Man presenting at a conference

A couple of years ago I wrote and published an article called, ‘Most presentations are far too long – less really is more!’ The key message within that article was that ‘We need to cut out the superfluous noise’ and I offered some insights into how to achieve that. The A to Z of Mindful Presenting expands on that premise by endorsing the belief that when it comes to high impact presenting ‘less is definitely more’. Our watchword for that principle is brevity.

Most professionals spend a great deal of time crafting a presentation which contains a wealth of detail designed to impress their audience. Unfortunately, most of that detail is forgotten by the time they return to their desk or their car. Think about the last business presentation you attended and ask yourself how much you remember. It’s likely that it will be very little, and whatever you do remember will be of little relevance and value to you personally in helping you to move towards something positive or away from something negative.

Many people believe that TED talks are leading the way in high impact presenting and public speaking and one of the reasons for this is that they limit the length of their talks to 18 minutes.

When was the last time you heard anyone complain because a speaker finished what they had to say ahead of the time they were scheduled to speak?

The reality is that we live in a world where we are all overwhelmed with information and have far less time to understand and absorb it than we would like to. The paradox is that many professionals believe that the key to success in presenting in business is giving their audience ‘everything they’ve got’. The reality is that your audience are only interested in what will make a tangible difference to them.

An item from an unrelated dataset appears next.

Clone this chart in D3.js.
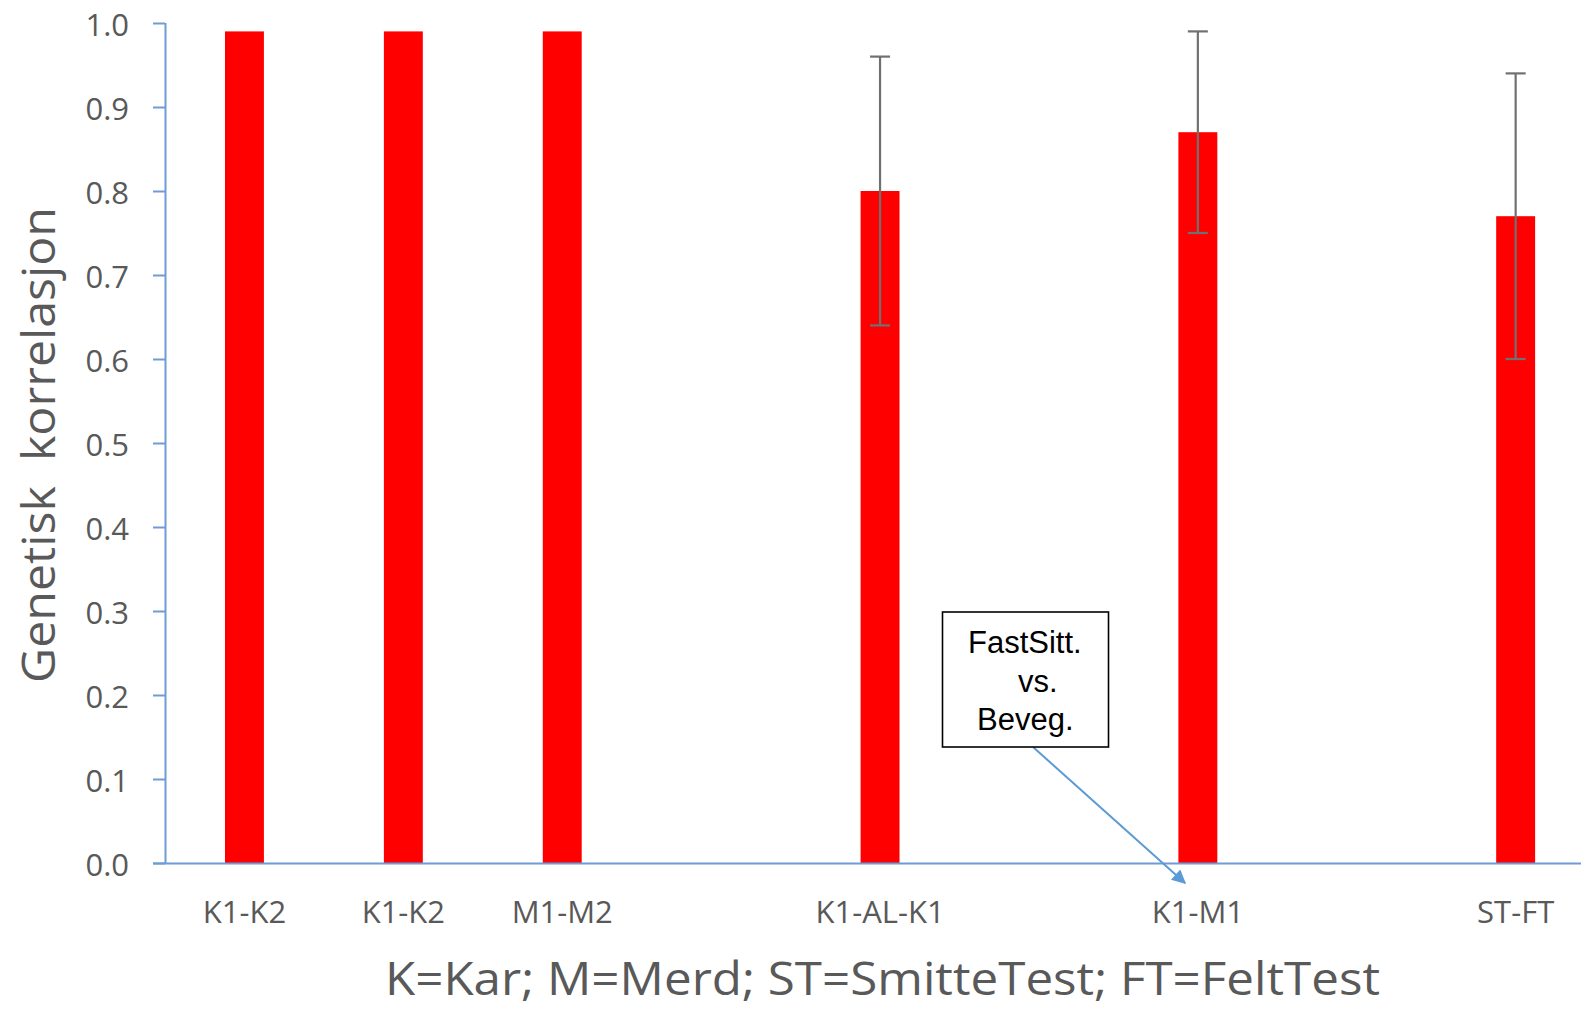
<!DOCTYPE html>
<html>
<head>
<meta charset="utf-8">
<script src="https://cdn.jsdelivr.net/npm/d3@7"></script>
<style>
  html, body { margin: 0; padding: 0; background: #ffffff; }
  svg { display: block; }
</style>
</head>
<body>
<svg id="chart" width="1581" height="1009"></svg>
<script>
// ---- data ----
const categories = ["K1-K2", "K1-K2", "M1-M2", "", "K1-AL-K1", "", "K1-M1", "", "ST-FT"];
const values     = [0.99, 0.99, 0.99, null, 0.80, null, 0.87, null, 0.77];
const errLow     = [null, null, null, null, 0.64, null, 0.75, null, 0.60];
const errHigh    = [null, null, null, null, 0.96, null, 0.99, null, 0.94];
const yTicks     = [0, 0.1, 0.2, 0.3, 0.4, 0.5, 0.6, 0.7, 0.8, 0.9, 1.0];
const yTitle     = "Genetisk\u00A0\u00A0korrelasjon";
const xTitle     = "K=Kar; M=Merd; ST=SmitteTest; FT=FeltTest";
const noteLines  = ["FastSitt.", "vs.", "Beveg."];

(function () {
// ---- layout ----
const svg = d3.select("#chart");
const pLeft = 165, pTop = 23, pBottom = 863, step = 158.9;
const textColor = "#595959";
const axisColor = "#6f9bd6";

const x = d3.scaleBand()
  .domain(categories.map((d, i) => i))
  .range([pLeft, pLeft + step * categories.length])
  .paddingInner(0).paddingOuter(0);
const barW = x.bandwidth() * 0.245;

const y = d3.scaleLinear().domain([0, 1]).range([pBottom, pTop]);

const data = categories.map((c, i) => ({i, c, v: values[i], lo: errLow[i], hi: errHigh[i]}));

// bars
svg.append("g").selectAll("rect")
  .data(data.filter(d => d.v != null))
  .join("rect")
  .attr("x", d => x(d.i) + x.bandwidth() / 2 - barW / 2)
  .attr("y", d => y(d.v))
  .attr("width", barW)
  .attr("height", d => y(0) - y(d.v))
  .attr("fill", "#ff0000");

// error bars
const eg = svg.append("g").attr("stroke", "#707070").attr("stroke-width", 2.2).attr("fill", "none");
data.filter(d => d.lo != null).forEach(d => {
  const cx = x(d.i) + x.bandwidth() / 2;
  eg.append("line").attr("x1", cx).attr("x2", cx).attr("y1", y(d.hi)).attr("y2", y(d.lo));
  eg.append("line").attr("x1", cx - 10).attr("x2", cx + 10).attr("y1", y(d.hi)).attr("y2", y(d.hi));
  eg.append("line").attr("x1", cx - 10).attr("x2", cx + 10).attr("y1", y(d.lo)).attr("y2", y(d.lo));
});

// y axis
const yAxis = d3.axisLeft(y).tickValues(yTicks).tickFormat(d3.format(".1f")).tickSize(12).tickPadding(24);
const yg = svg.append("g").attr("transform", `translate(${pLeft},0)`).call(yAxis);
yg.select(".domain").attr("stroke", axisColor).attr("stroke-width", 2).attr("d", `M0.5,${pTop}V${pBottom}`);
yg.selectAll(".tick line").attr("stroke", axisColor).attr("stroke-width", 2);
yg.selectAll(".tick text")
  .attr("fill", textColor)
  .attr("font-family", "'Open Sans', sans-serif")
  .attr("font-size", 31)
  .attr("dy", null)
  .attr("dominant-baseline", "central");

// x axis
const xAxis = d3.axisBottom(x).tickFormat(i => categories[i]).tickSize(0).tickPadding(38);
const xg = svg.append("g").attr("transform", `translate(0,${pBottom})`).call(xAxis);
xg.select(".domain").attr("stroke", axisColor).attr("stroke-width", 2).attr("d", `M${pLeft - 12},0.5H1581`);
xg.selectAll(".tick text")
  .attr("fill", textColor)
  .attr("font-family", "'Open Sans', sans-serif")
  .attr("font-size", 31)
  .attr("dy", null)
  .attr("y", 60);

// axis titles
svg.append("text")
  .attr("transform", "translate(55,445) rotate(-90)")
  .attr("text-anchor", "middle")
  .attr("fill", textColor)
  .attr("font-family", "'Open Sans', sans-serif")
  .attr("font-size", 45)
  .attr("textLength", 476)
  .attr("lengthAdjust", "spacingAndGlyphs")
  .text(yTitle);

svg.append("text")
  .attr("x", 385).attr("y", 995)
  .attr("fill", textColor)
  .attr("font-family", "'Open Sans', sans-serif")
  .attr("font-size", 46)
  .attr("textLength", 995)
  .attr("lengthAdjust", "spacingAndGlyphs")
  .text(xTitle);

// annotation with arrow
const defs = svg.append("defs");
defs.append("marker")
  .attr("id", "arrowhead")
  .attr("viewBox", "0 0 10 10")
  .attr("refX", 9).attr("refY", 5)
  .attr("markerWidth", 9).attr("markerHeight", 7)
  .attr("markerUnits", "strokeWidth")
  .attr("orient", "auto")
  .append("path").attr("d", "M0,0L10,5L0,10Z").attr("fill", "#5b9bd5");

svg.append("line")
  .attr("x1", 1033).attr("y1", 747)
  .attr("x2", 1185).attr("y2", 883)
  .attr("stroke", "#5b9bd5").attr("stroke-width", 2)
  .attr("marker-end", "url(#arrowhead)");

svg.append("rect")
  .attr("x", 942.5).attr("y", 612).attr("width", 166).attr("height", 135)
  .attr("fill", "#ffffff").attr("stroke", "#000000").attr("stroke-width", 1.6);

const noteX = [968, 1018, 977];
const noteY = [653, 691.5, 730];
svg.append("g").selectAll("text")
  .data(noteLines)
  .join("text")
  .attr("x", (d, i) => noteX[i])
  .attr("y", (d, i) => noteY[i])
  .attr("fill", "#000000")
  .attr("font-family", "'Liberation Sans', Arial, sans-serif")
  .attr("font-size", 31)
  .text(d => d);
})();
</script>
</body>
</html>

Despite popular belief, your audience will be eternally grateful if you finish speaking earlier than scheduled, no matter how good your presentation is.

So how do you do it?

  • Make your presentation entirely about your audience, not you.
  • Be absolutely clear on what your message is and what value it offers to your audience.
  • Don’t be like a comedian and save the punchline to the end. Get straight to the point.
  • Tell them only what they need to know.
  • Don’t keep repeating yourself.
  • If you are asked to speak for 40 minutes and know you only need 20 then have the courage to push back.
  • With everything you say, show and do, imagine how you would respond if someone asks you ‘So what? Why should I care about that?’
  • Do your homework; find out well in advance how much they know and what they need from you.
  • Don’t set out to impress, set out to make a difference.
  • Remember the pain other presenters have made you feel and commit to not replicate it.
  • Have the courage to challenge the status quo and dare to be different.
  • Put yourself in your audience’s shoes.
  • Remember, most presentations are too long and too boring.
  • If you are using visuals make sure that each slide contains only one idea.
  • If it doesn’t support your message or add significant value leave it out.
  • Have the courage to tell your audience that’s all they need to know, you’ve finished early and the rest of the time is theirs to do as they please.

As presenters we have an obligation to filter the noise and do the hard work of organizing our thoughts and delivering our message in a way that our audience will easily understand, won’t have to work for and be thankful for.